We assume data vectors $$\boldsymbol{y}_i$$ of length $$p$$, $$i=1,\ldots,n$$, where all $$p$$ variables are ordinal. As mentioned above, the typical SEM assumes continuous, latent data vectors $$\boldsymbol{y}^\ast_i$$ underlying the ordinal data. The model then goes on these continuous data vectors. The LISREL-style model formulation is \begin{align} \boldsymbol{y}^\ast_i &= \boldsymbol{\nu} + \boldsymbol{\Lambda} \boldsymbol{\eta}_i + \boldsymbol{\epsilon}_i \\ \boldsymbol{\eta}_i &= \boldsymbol{\alpha} + \boldsymbol{B \eta}_i + \boldsymbol{\zeta}_i, \end{align} where the residual vectors $$\boldsymbol{\epsilon}_i$$ and $$\boldsymbol{\zeta}_i$$ are assumed to be multivariate normal with mean $$\boldsymbol{0}$$. For models with ordinal variables, the covariance matrix associated with $$\boldsymbol{\epsilon}_i$$ is typically diagonal. The $$\boldsymbol{\eta}_i$$ are the traditional SEM latent variables (the “first type” that we discussed at the start of the document), and the remaining vectors and matrices contain model parameters.
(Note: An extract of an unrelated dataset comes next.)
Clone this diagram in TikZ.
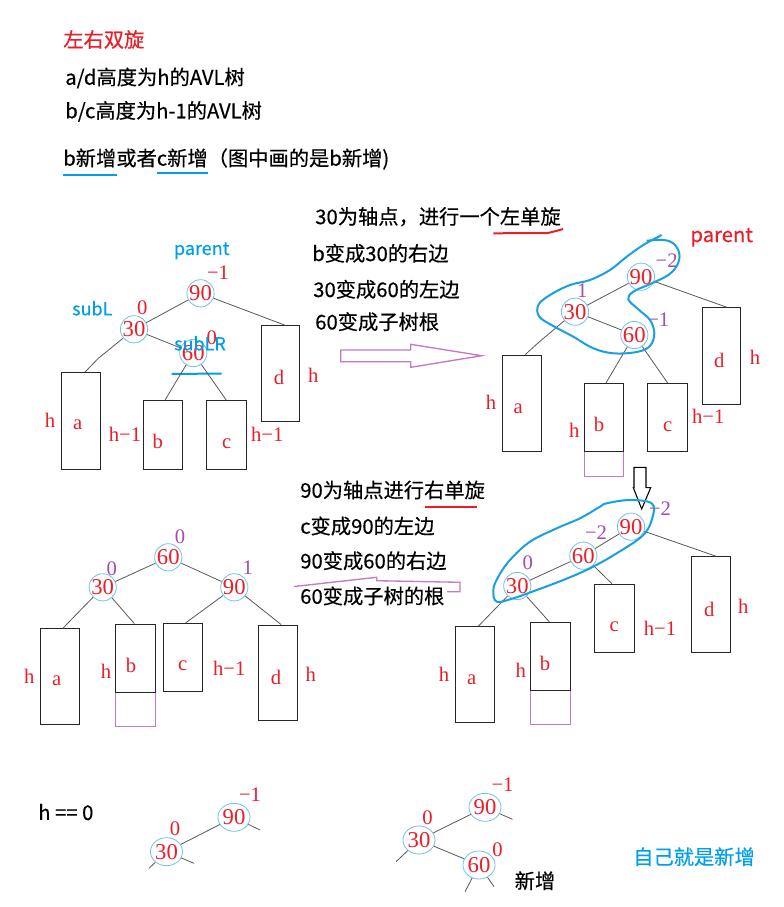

To get back to the observed, ordinal data, we add threshold parameters $$\boldsymbol{\tau}$$ that chop the continuous variables. For example, in the case of an ordinal $$y_{ij}$$ with four categories, we would have \begin{align*} y_{ij} = 1 &\text{ if }y^*_{ij} < \tau_{j1} \\ y_{ij} = 2 &\text{ if }\tau_{j1} <\ y^*_{ij} < \tau_{j2} \\ y_{ij} = 3 &\text{ if }\tau_{j2} <\ y^*_{ij} < \tau_{j3} \\ y_{ij} = 4 &\text{ if }y_{ij}^* >\ \tau_{j3}, \end{align*} where $$\tau_{j1} < \tau_{j2} < \tau_{j3}$$.

### Model Likelihoods

If each element of $$\boldsymbol{y}_i$$ were independent of the other elements, it would be simple to write the model likelihood as a product of multinomial distributions (where the multinomial $$n$$ parameter is fixed to 1, sometimes called a categorical distribution). But the elements of $$\boldsymbol{y}_i$$ are typically not independent, so we have to do something extra to obtain the model likelihood. The specific “something extra” that we choose leads to different likelihoods. Here are some possibilities:

1. Sample the traditional latent variables $$\boldsymbol{\eta}_i$$ during MCMC. Conditioned on these latent variables, the elements of $$\boldsymbol{y}_i$$ are usually independent, so that computation of the (conditional) likelihood is easy. It is a product of multinomials.
2. Approximate the joint likelihood of all elements of $$\boldsymbol{y}_i$$. This involves integrating over $$\boldsymbol{y}^\ast_{i}$$, which is multivariate normal. The integration limits are determined by the $$\boldsymbol{\tau}$$ parameters, so it amounts to repeatedly evaluating the cumulative distribution function of a multivariate normal. It is a difficult problem but has received a good amount of attention in the literature.
3. Focus on the distribution of the $$\boldsymbol{y}^\ast_i$$ instead of the observed $$\boldsymbol{y}_i$$. This is a multivariate normal distribution. Further, if we sample the $$\boldsymbol{\eta}_i$$ during MCMC, then this is a series of univariate normal distributions.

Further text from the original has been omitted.